In a pastoral statement, PCEC said while they recognize the necessity of legislative measures to protect the nation from terrorism, they firmly believe that the bill “imperils” the rights of Filipinos and sense of dignity.
“As this Act understandably involves the heaviest and most stringent penalties affecting individual persons and organizations, it should have undergone an extensive process of deliberation,” said PCEC National Director Bishop Noel Pantoja.
Gariguez said the government should not use the COVID-19 pandemic as an excuse in not solving the problem of lack of jobs.
“The government should have done effective measures to prevent this expected catastrophe and also to ensure the survival of our economy, including that of the labor sector,” added Gariguez.
On Friday, the Philippine Statistics Authority (PSA) said the unemployment rate rose to 17.7 percent or 7.3 million unemployed Filipinos in the labor force in April 2020.
Bishop Pantoja said: “Causing us great apprehensions, too, are the vague definitions of terrorism, and the extended period of warrantless detention, which opens the way to serious abuses of a person’s rights and dignity.”

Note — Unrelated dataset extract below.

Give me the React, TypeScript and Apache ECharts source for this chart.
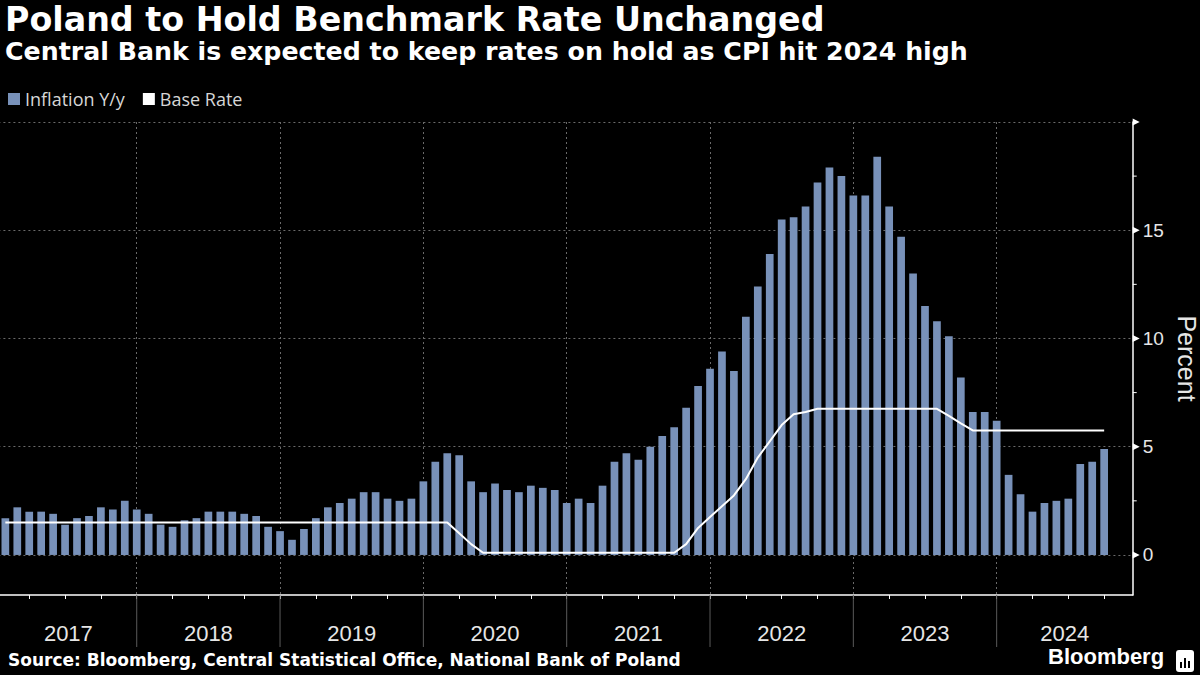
import React, { useEffect, useRef } from "react";
import * as echarts from "echarts";

// ---- Data (month-end values, Jan 2017 .. Sep 2024) ----
const years = ["2017", "2018", "2019", "2020", "2021", "2022", "2023", "2024"];

const inflation2017 = [1.7, 2.2, 2.0, 2.0, 1.9, 1.4, 1.7, 1.8, 2.2, 2.1, 2.5, 2.1];
const inflation2018 = [1.9, 1.4, 1.3, 1.6, 1.7, 2.0, 2.0, 2.0, 1.9, 1.8, 1.3, 1.1];
const inflation2019 = [0.7, 1.2, 1.7, 2.2, 2.4, 2.6, 2.9, 2.9, 2.6, 2.5, 2.6, 3.4];
const inflation2020 = [4.3, 4.7, 4.6, 3.4, 2.9, 3.3, 3.0, 2.9, 3.2, 3.1, 3.0, 2.4];
const inflation2021 = [2.6, 2.4, 3.2, 4.3, 4.7, 4.4, 5.0, 5.5, 5.9, 6.8, 7.8, 8.6];
const inflation2022 = [9.4, 8.5, 11.0, 12.4, 13.9, 15.5, 15.6, 16.1, 17.2, 17.9, 17.5, 16.6];
const inflation2023 = [16.6, 18.4, 16.1, 14.7, 13.0, 11.5, 10.8, 10.1, 8.2, 6.6, 6.6, 6.2];
const inflation2024 = [3.7, 2.8, 2.0, 2.4, 2.5, 2.6, 4.2, 4.3, 4.9];

const baseRate2017 = [1.5, 1.5, 1.5, 1.5, 1.5, 1.5, 1.5, 1.5, 1.5, 1.5, 1.5, 1.5];
const baseRate2018 = [1.5, 1.5, 1.5, 1.5, 1.5, 1.5, 1.5, 1.5, 1.5, 1.5, 1.5, 1.5];
const baseRate2019 = [1.5, 1.5, 1.5, 1.5, 1.5, 1.5, 1.5, 1.5, 1.5, 1.5, 1.5, 1.5];
const baseRate2020 = [1.5, 1.5, 1.0, 0.5, 0.1, 0.1, 0.1, 0.1, 0.1, 0.1, 0.1, 0.1];
const baseRate2021 = [0.1, 0.1, 0.1, 0.1, 0.1, 0.1, 0.1, 0.1, 0.1, 0.5, 1.25, 1.75];
const baseRate2022 = [2.25, 2.75, 3.5, 4.5, 5.25, 6.0, 6.5, 6.6, 6.75, 6.75, 6.75, 6.75];
const baseRate2023 = [6.75, 6.75, 6.75, 6.75, 6.75, 6.75, 6.75, 6.42, 6.08, 5.75, 5.75, 5.75];
const baseRate2024 = [5.75, 5.75, 5.75, 5.75, 5.75, 5.75, 5.75, 5.75, 5.75];

const inflation = [
  ...inflation2017, ...inflation2018, ...inflation2019, ...inflation2020,
  ...inflation2021, ...inflation2022, ...inflation2023, ...inflation2024,
];
const baseRate = [
  ...baseRate2017, ...baseRate2018, ...baseRate2019, ...baseRate2020,
  ...baseRate2021, ...baseRate2022, ...baseRate2023, ...baseRate2024,
];

const yLabelValues = [0, 5, 10, 15];
const yMajorValues = [0, 5, 10, 15, 20];
const yMinorValues = [2.5, 7.5, 12.5, 17.5];

const TITLE = "Poland to Hold Benchmark Rate Unchanged";
const SUBTITLE = "Central Bank is expected to keep rates on hold as CPI hit 2024 high";
const SOURCE = "Source: Bloomberg, Central Statistical Office, National Bank of Poland";

const BAR_COLOR = "#7891b9";
const GRID_COLOR = "#6a6a6a";
const TEXT_COLOR = "#e6e6e6";

export default function App() {
  const ref = useRef<HTMLDivElement>(null);

  useEffect(() => {
    const el = ref.current!;
    const chart = echarts.init(el, null, { renderer: "svg" });

    const X_MIN = 0;
    const X_MAX = 95.39;
    const Y_MIN = -1.85;
    const Y_MAX = 20;
    const GRID_LEFT = -6.6;
    const GRID_RIGHT = 67.3;

    const barData = inflation.map((v, i) => [i + 1, v]);
    const lineData = baseRate.map((v, i) => [i + 1, v]);
    const boundaries = years.slice(1).map((_, i) => (i + 1) * 12);
    const visibleStart = -GRID_LEFT / ((1200 - GRID_RIGHT - GRID_LEFT) / (X_MAX - X_MIN));
    const labelPos = years.map((_, i) => {
      const a = Math.max(i * 12, visibleStart);
      const b = Math.min((i + 1) * 12, X_MAX);
      return (a + b) / 2;
    });
    const quarterTicks: number[] = [];
    for (let m = 3; m <= inflation.length; m += 3) quarterTicks.push(m);

    const option: any = {
      animation: false,
      backgroundColor: "#000",
      grid: {
        left: GRID_LEFT,
        right: GRID_RIGHT,
        top: 122,
        bottom: 80,
        containLabel: false,
        outerBoundsMode: "none",
      },
      legend: {
        left: 8,
        top: 90,
        padding: 0,
        icon: "rect",
        itemWidth: 12,
        itemHeight: 12,
        itemGap: 18,
        textStyle: { color: "#d6d6d6", fontSize: 18, fontFamily: "Open Sans" },
        data: ["Inflation Y/y", "Base Rate"],
      },
      xAxis: [
        {
          type: "value",
          min: X_MIN,
          max: X_MAX,
          position: "bottom",
          axisLine: { show: true, onZero: false, lineStyle: { color: "#ffffff", width: 1.5 } },
          axisTick: { show: true, customValues: quarterTicks, length: 4, lineStyle: { color: "#ffffff", width: 1 } },
          axisLabel: { show: false },
          splitLine: { show: false },
        },
        {
          type: "value",
          min: X_MIN,
          max: X_MAX,
          position: "bottom",
          axisLine: { show: false, onZero: false },
          axisTick: { show: false, customValues: boundaries },
          axisLabel: {
            show: true,
            customValues: labelPos,
            margin: 27,
            color: TEXT_COLOR,
            fontSize: 22,
            fontFamily: "Liberation Sans",
            formatter: (v: number) => years[Math.min(Math.floor(v / 12), years.length - 1)],
          },
          splitLine: { show: true, lineStyle: { color: GRID_COLOR, width: 1, type: [2, 3] } },
        },
      ],
      yAxis: {
        type: "value",
        min: Y_MIN,
        max: Y_MAX,
        position: "right",
        name: "Percent",
        nameLocation: "middle",
        nameRotate: -90,
        nameGap: 41,
        nameTextStyle: { color: TEXT_COLOR, fontSize: 25, fontFamily: "Liberation Sans" },
        axisLine: { show: true, onZero: false, lineStyle: { color: "#ffffff", width: 1.5 } },
        axisTick: { show: false, customValues: yMajorValues },
        axisLabel: {
          show: true,
          customValues: yLabelValues,
          margin: 10,
          color: TEXT_COLOR,
          fontSize: 19,
          fontFamily: "Liberation Sans",
        },
        splitLine: { show: true, lineStyle: { color: GRID_COLOR, width: 1, type: [2, 3] } },
      },
      series: [
        {
          name: "Inflation Y/y",
          type: "bar",
          xAxisIndex: 0,
          data: barData,
          barWidth: 7.7,
          itemStyle: { color: BAR_COLOR },
        },
        {
          name: "Base Rate",
          type: "line",
          xAxisIndex: 0,
          data: lineData,
          symbol: "none",
          lineStyle: { color: "#ffffff", width: 2 },
          itemStyle: { color: "#ffffff" },
          z: 5,
        },
      ],
    };

    chart.setOption(option);

    const graphics: any[] = [];
    yMajorValues.forEach((v) => {
      const p = chart.convertToPixel({ gridIndex: 0 }, [X_MAX, v]) as number[];
      graphics.push({
        type: "polygon",
        shape: { points: [[p[0], p[1] - 3.5], [p[0] + 7, p[1]], [p[0], p[1] + 3.5]] },
        style: { fill: "#ffffff" },
        z: 10,
      });
    });
    yMinorValues.forEach((v) => {
      const p = chart.convertToPixel({ gridIndex: 0 }, [X_MAX, v]) as number[];
      graphics.push({
        type: "line",
        shape: { x1: p[0], y1: p[1], x2: p[0] + 4, y2: p[1] },
        style: { stroke: "#ffffff", lineWidth: 1 },
        z: 10,
      });
    });
    boundaries.forEach((b) => {
      const p = chart.convertToPixel({ gridIndex: 0 }, [b, Y_MIN]) as number[];
      graphics.push({
        type: "line",
        shape: { x1: p[0], y1: p[1], x2: p[0], y2: p[1] + 52 },
        style: { stroke: "#5a5a5a", lineWidth: 1 },
        z: 1,
      });
    });
    graphics.push({
      type: "text",
      left: 5,
      top: 3,
      style: { text: TITLE, fill: "#ffffff", fontSize: 33.3, fontWeight: "bold", fontFamily: "DejaVu Sans" },
    });
    graphics.push({
      type: "text",
      left: 5,
      top: 39,
      style: { text: SUBTITLE, fill: "#ffffff", fontSize: 25.25, fontWeight: "bold", fontFamily: "DejaVu Sans" },
    });
    graphics.push({
      type: "text",
      left: 8,
      top: 651,
      style: { text: SOURCE, fill: "#ffffff", fontSize: 17, fontWeight: "bold", fontFamily: "DejaVu Sans" },
    });
    graphics.push({
      type: "text",
      left: 1048,
      top: 645,
      style: { text: "Bloomberg", fill: "#ffffff", fontSize: 22, fontWeight: "bold", fontFamily: "Liberation Sans" },
    });
    graphics.push({
      type: "group",
      left: 1176,
      top: 650,
      children: [
        { type: "rect", shape: { x: 0, y: 0, width: 18, height: 22, r: 3 }, style: { fill: "#ffffff" } },
        { type: "rect", shape: { x: 4, y: 12, width: 2, height: 6 }, style: { fill: "#000000" } },
        { type: "rect", shape: { x: 8, y: 8, width: 2, height: 10 }, style: { fill: "#000000" } },
        { type: "rect", shape: { x: 12, y: 11, width: 2, height: 7 }, style: { fill: "#000000" } },
      ],
    });

    chart.setOption({ graphic: graphics });

    return () => {
      chart.dispose();
    };
  }, []);

  return (
    <div
      ref={ref}
      style={{ position: "fixed", left: 0, top: 0, width: 1200, height: 675, background: "#000" }}
    />
  );
}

“We therefore make this humble and urgent appeal to our President Duterte to veto the bill,” Pantoja said.
The Catholic Bishops’ Conference of the Philippines National Secretariat for Social Action Justice and Peace also expressed its opposition to the controversial bill saying it violates the rights of the people and makes a mockery of the Constitution.
“We at NASSA/Caritas Philippines condemn in the strongest terms, the blatant maneuvring of the legislative processes and the rule of law to suppress legitimate dissent, and to criminalize or to arbitrarily brand as terrorists those who are perceived to be opposing the administration,” NASSA chairman Bishop Jose Colin Bagaforo said in a statement.